◆ Written instruction ◆
Omit all images. Write out the rest of the material exactly.

** Start Recorded data **

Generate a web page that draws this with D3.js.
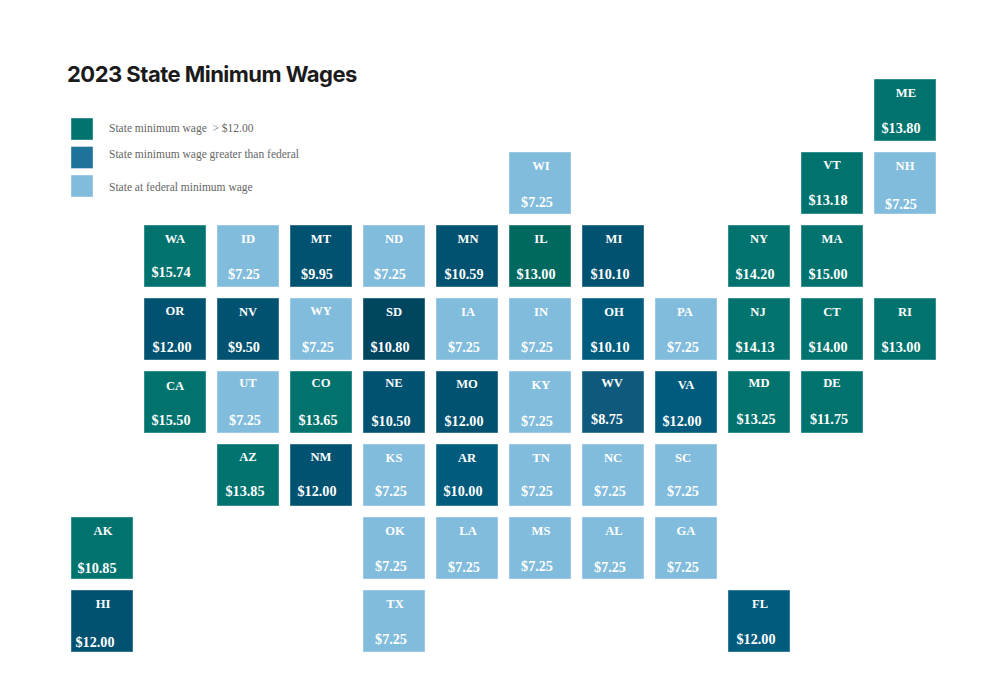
<!DOCTYPE html>
<html><head><meta charset="utf-8">
<script src="https://cdnjs.cloudflare.com/ajax/libs/d3/7.8.5/d3.min.js"></script>
<style>html,body{margin:0;padding:0;background:#fff}svg{display:block}</style>
</head><body><svg id="c" width="1003" height="692"></svg>
<script>
const states = ["ME","WI","VT","NH","WA","ID","MT","ND","MN","IL","MI","NY","MA","OR","NV","WY","SD","IA","IN","OH","PA","NJ","CT","RI","CA","UT","CO","NE","MO","KY","WV","VA","MD","DE","AZ","NM","KS","AR","TN","NC","SC","AK","OK","LA","MS","AL","GA","HI","TX","FL"];
const wages = [13.80,7.25,13.18,7.25,15.74,7.25,9.95,7.25,10.59,13.00,10.10,14.20,15.00,12.00,9.50,7.25,10.80,7.25,7.25,10.10,7.25,14.13,14.00,13.00,15.50,7.25,13.65,10.50,12.00,7.25,8.75,12.00,13.25,11.75,13.85,12.00,7.25,10.00,7.25,7.25,7.25,10.85,7.25,7.25,7.25,7.25,7.25,12.00,7.25,12.00];
const gridCols = [11,6,10,11,1,2,3,4,5,6,7,9,10,1,2,3,4,5,6,7,8,9,10,11,1,2,3,4,5,6,7,8,9,10,2,3,4,5,6,7,8,0,4,5,6,7,8,0,4,9];
const gridRows = [0,1,1,1,2,2,2,2,2,2,2,2,2,3,3,3,3,3,3,3,3,3,3,3,4,4,4,4,4,4,4,4,4,4,5,5,5,5,5,5,5,6,6,6,6,6,6,7,7,7];
const tiers = ["t","l","t","l","t","l","n","l","n","g","n","t","t","n","n","l","d","l","l","b","l","t","t","t","t","l","t","n","n","l","w","b","t","t","t","n","l","b","l","l","l","t","l","l","l","l","l","n","l","b"];
const tierKeys = ["t","g","n","b","w","d","l"];
const tierColors = ["#00736e","#00695f","#005270","#005b7c","#0f5a7c","#00465f","#82bcdc"];
const legendLabels = ["State minimum wage  > $12.00","State minimum wage greater than federal","State at federal minimum wage"];
const legendColors = ["#00736e","#1f7299","#82bcdc"];
const title = "2023 State Minimum Wages";
// hand-placement of the labels in the source: [label dx, label dy, value dx, value dy]
const nudges = {ME:[1,0,0,.5],WI:[1,-.5,1,1.5],VT:[0,-1.5,0,-.5],NH:[0,-.5,0,3.5],WA:[0,0,0,-1.5],MN:[1,0,1,0],IL:[1,0,0,0],MI:[1,0,1,0],OR:[0,-1.5,1,0],WY:[0,-1.5,1,0],IA:[1,0,1,.5],IN:[1,0,1,.5],OH:[1,0,1,.5],PA:[-1,0,1,.5],NJ:[-1,0,0,.5],CT:[0,0,0,.5],RI:[0,0,0,.5],CA:[0,.5,0,0],UT:[0,-2.5,1,.5],CO:[0,-2.5,1,0],NE:[0,-2.5,1,1.5],MO:[0,-1.5,1,1.5],KY:[1,0,1,1.5],WV:[-1,-2.5,-2,-.5],VA:[0,0,0,1.5],MD:[0,-2.5,1,-.5],DE:[0,-2.5,1,-.5],AZ:[0,-1.5,1,-1.5],NM:[0,-1.5,0,-1.5],KS:[0,-.5,1,-1.5],AR:[0,-.5,0,-1.5],TN:[1,-.5,1,-1.5],NC:[0,-.5,1,-1.5],SC:[-3,-.5,1,-1.5],AK:[1,-.5,-1,2.5],OK:[1,-.5,1,0],LA:[1,-.5,1,1.5],MS:[1,-.5,1,0],AL:[1,-.5,1,1.5],GA:[0,-.5,1,1.5],HI:[1,-.5,-3,3.5],TX:[1,-.5,1,0],FL:[1,-.5,1,0]};

const svg = d3.select("#c");
const x = d3.scaleBand().domain(d3.range(12)).range([71,936]).paddingInner(11/73).paddingOuter(0);
const y = d3.scaleBand().domain(d3.range(8)).range([79,652]).paddingInner(11/73).paddingOuter(0);
const color = d3.scaleOrdinal().domain(tierKeys).range(tierColors);
const fmt = d3.format("$.2f");
const serif = "'Liberation Serif','Times New Roman',serif";

const data = states.map((s,i)=>({s,w:wages[i],c:gridCols[i],r:gridRows[i],t:tiers[i],n:nudges[s]||[0,0,0,0]}));
const g = svg.selectAll("g.tile").data(data).join("g").attr("class","tile")
  .attr("transform",d=>`translate(${x(d.c)},${y(d.r)})`);
g.append("rect").attr("x",.5).attr("y",.5)
  .attr("width",x.bandwidth()-1).attr("height",y.bandwidth()-1)
  .attr("fill",d=>color(d.t)).attr("stroke",d=>color(d.t)).attr("stroke-opacity",.6);
g.append("text").text(d=>d.s)
  .attr("x",d=>x.bandwidth()/2+d.n[0]).attr("y",d=>18+d.n[1])
  .attr("text-anchor","middle").attr("font-family",serif).attr("font-weight","bold")
  .attr("font-size",12.6).attr("fill","#fff");
g.append("text").text(d=>fmt(d.w))
  .attr("x",d=>x.bandwidth()/2-4+d.n[2]).attr("y",d=>53.5+d.n[3])
  .attr("text-anchor","middle").attr("font-family",serif).attr("font-weight","bold")
  .attr("font-size",14.2).attr("fill","#fff");

svg.append("text").text(title).attr("x",67).attr("y",82)
  .attr("font-family","Inter,sans-serif").attr("font-weight",700)
  .attr("font-size",22).attr("letter-spacing","-0.52").attr("fill","#1b1b1b");

const legY = d3.scalePoint().domain(d3.range(3)).range([118,175]);
const legText = [132,158,191];
const lg = svg.selectAll("g.leg").data(legendLabels).join("g").attr("class","leg");
lg.append("rect").attr("x",71.5).attr("y",(d,i)=>legY(i)+.5).attr("width",21).attr("height",21)
  .attr("fill",(d,i)=>legendColors[i]).attr("stroke",(d,i)=>legendColors[i]).attr("stroke-opacity",.6);
lg.append("text").text(d=>d).attr("x",109).attr("y",(d,i)=>legText[i])
  .attr("font-family",serif).attr("font-size",11.5).attr("fill","#666").style("white-space","pre");
</script></body></html>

** End Recorded data **

◆ Final answer ◆
Generate a web page that draws this with D3.js.
<!DOCTYPE html>
<html><head><meta charset="utf-8">
<script src="https://cdnjs.cloudflare.com/ajax/libs/d3/7.8.5/d3.min.js"></script>
<style>html,body{margin:0;padding:0;background:#fff}svg{display:block}</style>
</head><body><svg id="c" width="1003" height="692"></svg>
<script>
const states = ["ME","WI","VT","NH","WA","ID","MT","ND","MN","IL","MI","NY","MA","OR","NV","WY","SD","IA","IN","OH","PA","NJ","CT","RI","CA","UT","CO","NE","MO","KY","WV","VA","MD","DE","AZ","NM","KS","AR","TN","NC","SC","AK","OK","LA","MS","AL","GA","HI","TX","FL"];
const wages = [13.80,7.25,13.18,7.25,15.74,7.25,9.95,7.25,10.59,13.00,10.10,14.20,15.00,12.00,9.50,7.25,10.80,7.25,7.25,10.10,7.25,14.13,14.00,13.00,15.50,7.25,13.65,10.50,12.00,7.25,8.75,12.00,13.25,11.75,13.85,12.00,7.25,10.00,7.25,7.25,7.25,10.85,7.25,7.25,7.25,7.25,7.25,12.00,7.25,12.00];
const gridCols = [11,6,10,11,1,2,3,4,5,6,7,9,10,1,2,3,4,5,6,7,8,9,10,11,1,2,3,4,5,6,7,8,9,10,2,3,4,5,6,7,8,0,4,5,6,7,8,0,4,9];
const gridRows = [0,1,1,1,2,2,2,2,2,2,2,2,2,3,3,3,3,3,3,3,3,3,3,3,4,4,4,4,4,4,4,4,4,4,5,5,5,5,5,5,5,6,6,6,6,6,6,7,7,7];
const tiers = ["t","l","t","l","t","l","n","l","n","g","n","t","t","n","n","l","d","l","l","b","l","t","t","t","t","l","t","n","n","l","w","b","t","t","t","n","l","b","l","l","l","t","l","l","l","l","l","n","l","b"];
const tierKeys = ["t","g","n","b","w","d","l"];
const tierColors = ["#00736e","#00695f","#005270","#005b7c","#0f5a7c","#00465f","#82bcdc"];
const legendLabels = ["State minimum wage  > $12.00","State minimum wage greater than federal","State at federal minimum wage"];
const legendColors = ["#00736e","#1f7299","#82bcdc"];
const title = "2023 State Minimum Wages";
// hand-placement of the labels in the source: [label dx, label dy, value dx, value dy]
const nudges = {ME:[1,0,0,.5],WI:[1,-.5,1,1.5],VT:[0,-1.5,0,-.5],NH:[0,-.5,0,3.5],WA:[0,0,0,-1.5],MN:[1,0,1,0],IL:[1,0,0,0],MI:[1,0,1,0],OR:[0,-1.5,1,0],WY:[0,-1.5,1,0],IA:[1,0,1,.5],IN:[1,0,1,.5],OH:[1,0,1,.5],PA:[-1,0,1,.5],NJ:[-1,0,0,.5],CT:[0,0,0,.5],RI:[0,0,0,.5],CA:[0,.5,0,0],UT:[0,-2.5,1,.5],CO:[0,-2.5,1,0],NE:[0,-2.5,1,1.5],MO:[0,-1.5,1,1.5],KY:[1,0,1,1.5],WV:[-1,-2.5,-2,-.5],VA:[0,0,0,1.5],MD:[0,-2.5,1,-.5],DE:[0,-2.5,1,-.5],AZ:[0,-1.5,1,-1.5],NM:[0,-1.5,0,-1.5],KS:[0,-.5,1,-1.5],AR:[0,-.5,0,-1.5],TN:[1,-.5,1,-1.5],NC:[0,-.5,1,-1.5],SC:[-3,-.5,1,-1.5],AK:[1,-.5,-1,2.5],OK:[1,-.5,1,0],LA:[1,-.5,1,1.5],MS:[1,-.5,1,0],AL:[1,-.5,1,1.5],GA:[0,-.5,1,1.5],HI:[1,-.5,-3,3.5],TX:[1,-.5,1,0],FL:[1,-.5,1,0]};

const svg = d3.select("#c");
const x = d3.scaleBand().domain(d3.range(12)).range([71,936]).paddingInner(11/73).paddingOuter(0);
const y = d3.scaleBand().domain(d3.range(8)).range([79,652]).paddingInner(11/73).paddingOuter(0);
const color = d3.scaleOrdinal().domain(tierKeys).range(tierColors);
const fmt = d3.format("$.2f");
const serif = "'Liberation Serif','Times New Roman',serif";

const data = states.map((s,i)=>({s,w:wages[i],c:gridCols[i],r:gridRows[i],t:tiers[i],n:nudges[s]||[0,0,0,0]}));
const g = svg.selectAll("g.tile").data(data).join("g").attr("class","tile")
  .attr("transform",d=>`translate(${x(d.c)},${y(d.r)})`);
g.append("rect").attr("x",.5).attr("y",.5)
  .attr("width",x.bandwidth()-1).attr("height",y.bandwidth()-1)
  .attr("fill",d=>color(d.t)).attr("stroke",d=>color(d.t)).attr("stroke-opacity",.6);
g.append("text").text(d=>d.s)
  .attr("x",d=>x.bandwidth()/2+d.n[0]).attr("y",d=>18+d.n[1])
  .attr("text-anchor","middle").attr("font-family",serif).attr("font-weight","bold")
  .attr("font-size",12.6).attr("fill","#fff");
g.append("text").text(d=>fmt(d.w))
  .attr("x",d=>x.bandwidth()/2-4+d.n[2]).attr("y",d=>53.5+d.n[3])
  .attr("text-anchor","middle").attr("font-family",serif).attr("font-weight","bold")
  .attr("font-size",14.2).attr("fill","#fff");

svg.append("text").text(title).attr("x",67).attr("y",82)
  .attr("font-family","Inter,sans-serif").attr("font-weight",700)
  .attr("font-size",22).attr("letter-spacing","-0.52").attr("fill","#1b1b1b");

const legY = d3.scalePoint().domain(d3.range(3)).range([118,175]);
const legText = [132,158,191];
const lg = svg.selectAll("g.leg").data(legendLabels).join("g").attr("class","leg");
lg.append("rect").attr("x",71.5).attr("y",(d,i)=>legY(i)+.5).attr("width",21).attr("height",21)
  .attr("fill",(d,i)=>legendColors[i]).attr("stroke",(d,i)=>legendColors[i]).attr("stroke-opacity",.6);
lg.append("text").text(d=>d).attr("x",109).attr("y",(d,i)=>legText[i])
  .attr("font-family",serif).attr("font-size",11.5).attr("fill","#666").style("white-space","pre");
</script></body></html>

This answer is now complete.